→ **Task to carry out**: Print nothing but the lines from the start of the listing below through the line that contains "XAxis, YAxis, CartesianGrid". Do not include the pictures.

════════════════════

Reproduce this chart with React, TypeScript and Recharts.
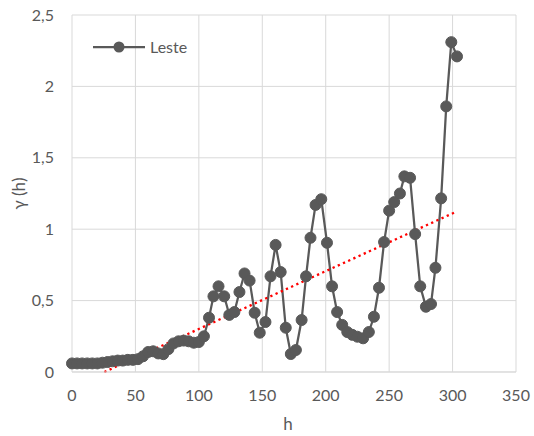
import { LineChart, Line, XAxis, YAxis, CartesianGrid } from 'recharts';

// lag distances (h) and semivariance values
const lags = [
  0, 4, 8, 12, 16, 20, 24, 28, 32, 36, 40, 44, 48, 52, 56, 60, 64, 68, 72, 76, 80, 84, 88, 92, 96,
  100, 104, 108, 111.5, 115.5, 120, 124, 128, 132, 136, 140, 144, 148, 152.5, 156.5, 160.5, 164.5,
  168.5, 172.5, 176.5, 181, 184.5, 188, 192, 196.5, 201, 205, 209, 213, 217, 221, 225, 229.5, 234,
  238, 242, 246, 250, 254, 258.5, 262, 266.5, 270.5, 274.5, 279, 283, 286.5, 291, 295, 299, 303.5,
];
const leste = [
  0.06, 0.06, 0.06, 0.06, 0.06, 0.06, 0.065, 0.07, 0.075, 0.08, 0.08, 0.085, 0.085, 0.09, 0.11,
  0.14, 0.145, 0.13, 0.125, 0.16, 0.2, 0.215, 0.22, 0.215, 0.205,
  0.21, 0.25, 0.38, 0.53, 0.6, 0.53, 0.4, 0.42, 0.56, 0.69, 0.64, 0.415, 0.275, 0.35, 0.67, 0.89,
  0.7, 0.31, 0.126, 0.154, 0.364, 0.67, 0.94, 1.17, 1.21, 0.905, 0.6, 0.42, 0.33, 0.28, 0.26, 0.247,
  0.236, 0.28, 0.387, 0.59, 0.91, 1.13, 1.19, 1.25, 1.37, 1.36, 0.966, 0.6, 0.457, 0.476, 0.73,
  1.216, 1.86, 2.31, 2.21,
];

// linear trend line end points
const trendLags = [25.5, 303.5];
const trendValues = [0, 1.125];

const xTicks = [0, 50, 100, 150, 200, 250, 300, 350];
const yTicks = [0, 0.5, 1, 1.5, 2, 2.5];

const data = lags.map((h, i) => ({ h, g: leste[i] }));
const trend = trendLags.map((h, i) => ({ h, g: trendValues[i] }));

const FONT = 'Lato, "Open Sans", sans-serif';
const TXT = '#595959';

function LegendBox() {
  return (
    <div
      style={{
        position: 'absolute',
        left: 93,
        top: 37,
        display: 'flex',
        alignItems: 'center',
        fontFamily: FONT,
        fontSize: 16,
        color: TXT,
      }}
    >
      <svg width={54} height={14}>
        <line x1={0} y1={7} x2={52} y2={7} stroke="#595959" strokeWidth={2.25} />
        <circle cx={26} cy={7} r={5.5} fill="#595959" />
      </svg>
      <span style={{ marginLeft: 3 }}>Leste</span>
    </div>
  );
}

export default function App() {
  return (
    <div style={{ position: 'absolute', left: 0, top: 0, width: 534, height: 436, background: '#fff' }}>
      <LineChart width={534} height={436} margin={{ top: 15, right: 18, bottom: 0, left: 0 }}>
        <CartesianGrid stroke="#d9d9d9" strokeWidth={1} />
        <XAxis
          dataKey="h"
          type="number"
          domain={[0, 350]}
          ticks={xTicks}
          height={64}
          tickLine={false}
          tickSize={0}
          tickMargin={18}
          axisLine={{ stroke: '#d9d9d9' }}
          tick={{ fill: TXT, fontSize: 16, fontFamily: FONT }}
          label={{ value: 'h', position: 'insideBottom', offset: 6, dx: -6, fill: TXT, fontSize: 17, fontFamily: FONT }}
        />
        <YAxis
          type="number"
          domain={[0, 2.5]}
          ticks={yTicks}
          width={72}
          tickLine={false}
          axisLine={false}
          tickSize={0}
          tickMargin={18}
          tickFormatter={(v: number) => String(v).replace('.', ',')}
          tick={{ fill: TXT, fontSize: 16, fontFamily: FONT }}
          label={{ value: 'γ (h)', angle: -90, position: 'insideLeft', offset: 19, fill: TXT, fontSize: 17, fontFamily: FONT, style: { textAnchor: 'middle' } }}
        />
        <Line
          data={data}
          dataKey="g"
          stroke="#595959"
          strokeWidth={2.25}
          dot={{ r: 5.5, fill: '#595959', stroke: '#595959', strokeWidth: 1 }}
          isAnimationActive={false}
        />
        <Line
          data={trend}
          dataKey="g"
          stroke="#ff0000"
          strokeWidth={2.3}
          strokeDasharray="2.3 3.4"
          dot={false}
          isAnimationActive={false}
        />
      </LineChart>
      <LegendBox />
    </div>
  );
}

════════════════════

→ **Expected answer**:
Reproduce this chart with React, TypeScript and Recharts.
import { LineChart, Line, XAxis, YAxis, CartesianGrid } from 'recharts';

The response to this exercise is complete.